C. Test Generator
time limit per test
2 seconds
memory limit per test
512 megabytes
input
standard input
output
standard output

You are developing a test generator. It takes two integers $$$s$$$ and $$$m$$$ as input. You need to construct an array of non-negative integers $$$a = [a_{1}, a_{2}, \dots, a_{n}]$$$ such that:

  1. $$$\displaystyle\sum_{i=1}^{n} a_i = s$$$;
  2. for each $$$i$$$, the condition $$$a_i \,\&\, m = a_i$$$ holds, where $$$\&$$$ denotes the bitwise AND operator.

In other words, in each number $$$a_i$$$, the bits that are set to one can only be in the positions where the bits in the number $$$m$$$ are also set to one.

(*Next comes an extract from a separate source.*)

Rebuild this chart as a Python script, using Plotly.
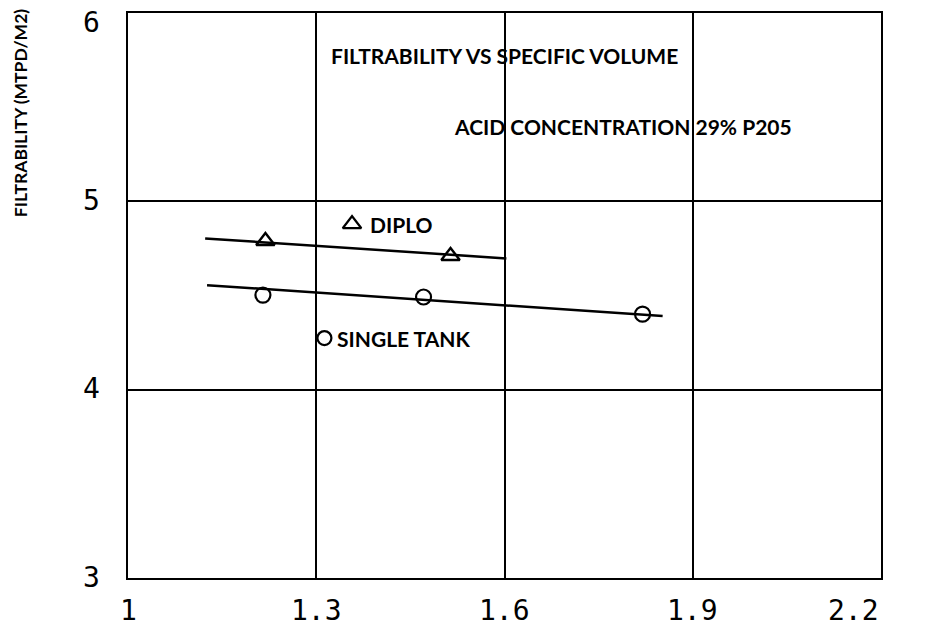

Determine whether there exists at least one such array. If it exists, find the minimum possible length $$$n$$$.

Input

Each test contains multiple test cases. The first line contains the number of test cases $$$t$$$ ($$$1 \le t \le 10^4$$$). The description of the test cases follows.

Each test case consists of a single line containing two integers $$$s$$$ and $$$m$$$ ($$$1 \le s, m \le 10^{18}$$$) — parameters of the generator.

Output

For each test case, print one integer:

  • if such an array does not exist, print $$$-1$$$;
  • otherwise, print the minimum possible value of $$$n$$$ — the length of the array.
Example
Input
6
13 5
13 3
13 6
1000000007 2776648
99999999999 1
998244353 1557287
Output
3
5
-1
-1
99999999999
642
Note

Let's analyze some examples:

  • For $$$s = 13, m = 5$$$, the answer is $$$3$$$, as there is a suitable array $$$a = [5, 4, 4]$$$;
  • For $$$s = 13, m = 3$$$, the answer is $$$5$$$, as there is a suitable array $$$a = [3, 3, 3, 3, 1]$$$;
  • For $$$s = 13, m = 6$$$, the answer is $$$-1$$$, as there is no suitable array.